One of his videos, “The Reclaimed Wood Shop,” took off on YouTube and currently has almost 70,000 views. That video, which features stop motion animation, bumped his subscriber count from only 170 after a couple of years to more than 2,700 now. 

The 12-second stop motion close to this year’s video — which highlights the name of his video-related LLC — is composed of more than 120 individual still images and took almost three hours to complete.

“It’s ridiculous. But the more you get into it, the more you need,” Rutland said with a smile. “In some ways, you’re like, ‘Man, why did I ever get into this?’

“But it’s interesting having subscribers. When people start looking at it, you want to keep doing it, so it’s kind of exciting.

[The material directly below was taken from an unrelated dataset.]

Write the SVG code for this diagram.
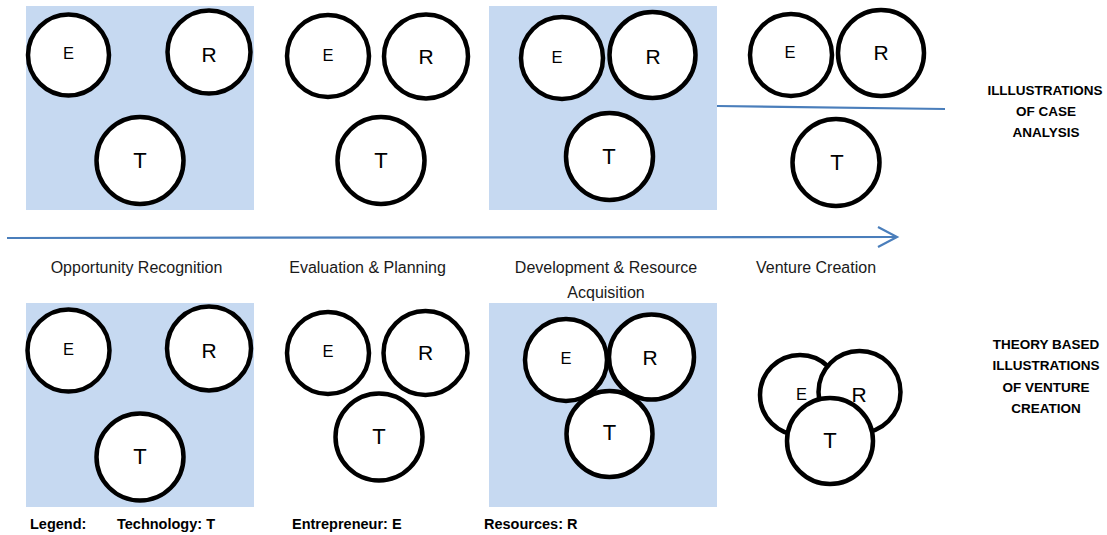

I just really enjoy it.”

This year’s duck season recap features drone shots and breathtaking video from Louisiana hunting hotspots including Pecan Island, Sherburne Wildlife Management Area, Bouef WMA, Catahoula Lake and his home parish, St. Landry. It also features a cast of hunters identified by their nicknames, including HamBone (Rutland), Shifty, DuggyFresh, Tiger Bait, MadDog, Piglet, The Mayor and many more.

“This year everyone says it was a horrible duck season, and it probably was for people with a stationary pit blind,” Rutland said. “But we were able to get out and go find the ducks. I bought a Pro-Drive boat, and that really opened up things. I really love that kind of hunting — going out on public lands and finding them.”

Next year, he’d like to get even more footage from more places across Louisiana, especially in the West Zone — but he needs your help.

“I’d like to get in touch with people who want to show off their place who would let us come hang out with them for a day, and we’ll film their hunts and get out there and see the state,” he said. “All the footage from the last few years has been from the Coastal and Eastern Zones. We haven’t gotten into the west side at all, so we were hoping to head in that direction.”